■ **Aim of the exercise**:
Output the line that holds "Convert this chart to Observable Plot code.", the line that holds "Serif', 'Times New", and every line between them, exactly, but none of the pictures.

■ **Records provided**:
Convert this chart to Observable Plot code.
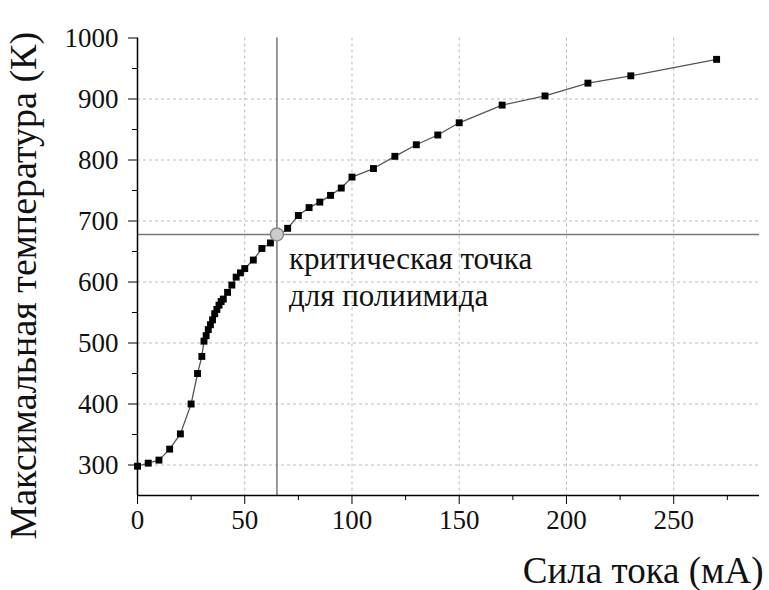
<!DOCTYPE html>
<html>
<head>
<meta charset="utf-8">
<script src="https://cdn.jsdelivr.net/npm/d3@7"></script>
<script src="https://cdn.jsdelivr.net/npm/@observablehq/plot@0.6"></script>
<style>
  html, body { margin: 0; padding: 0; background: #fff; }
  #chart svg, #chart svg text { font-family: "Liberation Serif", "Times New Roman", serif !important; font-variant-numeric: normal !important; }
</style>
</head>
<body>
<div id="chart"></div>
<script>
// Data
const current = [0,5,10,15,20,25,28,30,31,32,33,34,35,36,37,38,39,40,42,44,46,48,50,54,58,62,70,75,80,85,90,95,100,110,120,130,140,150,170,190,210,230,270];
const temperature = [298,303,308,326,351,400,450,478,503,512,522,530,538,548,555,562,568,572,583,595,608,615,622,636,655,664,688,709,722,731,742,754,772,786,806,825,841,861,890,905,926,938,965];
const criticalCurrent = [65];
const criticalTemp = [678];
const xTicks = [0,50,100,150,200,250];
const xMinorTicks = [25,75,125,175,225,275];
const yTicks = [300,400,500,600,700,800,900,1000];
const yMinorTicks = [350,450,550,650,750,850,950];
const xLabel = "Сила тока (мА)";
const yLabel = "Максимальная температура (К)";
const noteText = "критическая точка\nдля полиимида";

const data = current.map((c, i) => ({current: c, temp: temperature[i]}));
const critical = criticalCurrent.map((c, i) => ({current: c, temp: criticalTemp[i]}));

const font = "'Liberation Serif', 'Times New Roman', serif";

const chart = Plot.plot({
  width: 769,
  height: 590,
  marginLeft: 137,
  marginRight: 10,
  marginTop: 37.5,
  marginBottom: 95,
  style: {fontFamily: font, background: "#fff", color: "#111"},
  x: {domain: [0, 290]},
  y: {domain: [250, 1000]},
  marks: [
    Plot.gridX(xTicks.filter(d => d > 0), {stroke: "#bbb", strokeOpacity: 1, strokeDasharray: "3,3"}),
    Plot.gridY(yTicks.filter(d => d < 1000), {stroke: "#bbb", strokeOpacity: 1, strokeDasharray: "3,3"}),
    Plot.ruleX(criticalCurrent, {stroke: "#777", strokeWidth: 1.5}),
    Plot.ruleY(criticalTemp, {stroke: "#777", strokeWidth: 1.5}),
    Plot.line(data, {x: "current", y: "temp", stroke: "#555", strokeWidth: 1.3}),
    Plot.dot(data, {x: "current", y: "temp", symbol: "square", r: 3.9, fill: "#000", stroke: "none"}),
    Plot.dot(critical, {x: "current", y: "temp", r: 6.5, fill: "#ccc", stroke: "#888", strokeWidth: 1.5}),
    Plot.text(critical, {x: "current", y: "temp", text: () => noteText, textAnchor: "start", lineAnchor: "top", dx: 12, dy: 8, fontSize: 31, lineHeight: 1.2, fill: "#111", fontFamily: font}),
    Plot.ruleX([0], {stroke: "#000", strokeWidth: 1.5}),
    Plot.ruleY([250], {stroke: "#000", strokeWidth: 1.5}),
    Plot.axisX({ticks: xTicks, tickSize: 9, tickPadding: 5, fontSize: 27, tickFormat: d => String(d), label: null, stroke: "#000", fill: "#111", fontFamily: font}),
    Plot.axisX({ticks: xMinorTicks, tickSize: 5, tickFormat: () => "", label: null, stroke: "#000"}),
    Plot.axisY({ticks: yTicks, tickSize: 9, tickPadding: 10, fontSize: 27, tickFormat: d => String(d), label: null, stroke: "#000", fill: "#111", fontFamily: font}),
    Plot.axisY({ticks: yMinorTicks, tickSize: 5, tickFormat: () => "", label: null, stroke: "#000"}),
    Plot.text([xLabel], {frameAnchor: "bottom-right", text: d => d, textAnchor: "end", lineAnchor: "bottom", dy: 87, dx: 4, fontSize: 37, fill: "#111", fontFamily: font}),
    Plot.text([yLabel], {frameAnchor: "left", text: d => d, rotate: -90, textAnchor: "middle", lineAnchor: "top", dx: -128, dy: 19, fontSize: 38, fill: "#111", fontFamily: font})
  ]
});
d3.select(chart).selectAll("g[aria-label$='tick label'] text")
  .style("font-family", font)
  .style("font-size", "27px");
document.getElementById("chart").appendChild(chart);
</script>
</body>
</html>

==

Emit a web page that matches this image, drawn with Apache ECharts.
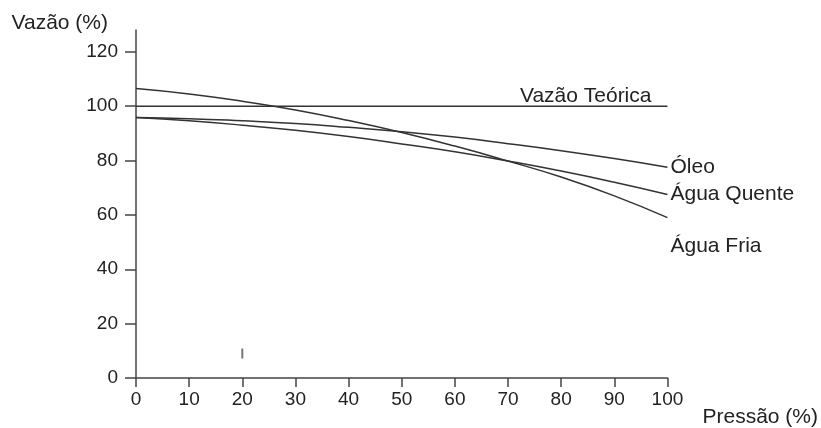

■ **Answer to the task**:
Convert this chart to Observable Plot code.
<!DOCTYPE html>
<html>
<head>
<meta charset="utf-8">
<script src="https://cdn.jsdelivr.net/npm/d3@7"></script>
<script src="https://cdn.jsdelivr.net/npm/@observablehq/plot@0.6"></script>
<style>
  html, body { margin: 0; padding: 0; background: #fff; }
  #chart svg, #chart svg text { font-family: "Liberation Serif", "Times New Roman", serif !important; font-variant-numeric: normal !important; }
</style>
</head>
<body>
<div id="chart"></div>
<script>
// Data
const current = [0,5,10,15,20,25,28,30,31,32,33,34,35,36,37,38,39,40,42,44,46,48,50,54,58,62,70,75,80,85,90,95,100,110,120,130,140,150,170,190,210,230,270];
const temperature = [298,303,308,326,351,400,450,478,503,512,522,530,538,548,555,562,568,572,583,595,608,615,622,636,655,664,688,709,722,731,742,754,772,786,806,825,841,861,890,905,926,938,965];
const criticalCurrent = [65];
const criticalTemp = [678];
const xTicks = [0,50,100,150,200,250];
const xMinorTicks = [25,75,125,175,225,275];
const yTicks = [300,400,500,600,700,800,900,1000];
const yMinorTicks = [350,450,550,650,750,850,950];
const xLabel = "Сила тока (мА)";
const yLabel = "Максимальная температура (К)";
const noteText = "критическая точка\nдля полиимида";

const data = current.map((c, i) => ({current: c, temp: temperature[i]}));
const critical = criticalCurrent.map((c, i) => ({current: c, temp: criticalTemp[i]}));

const font = "'Liberation Serif', 'Times New Roman', serif";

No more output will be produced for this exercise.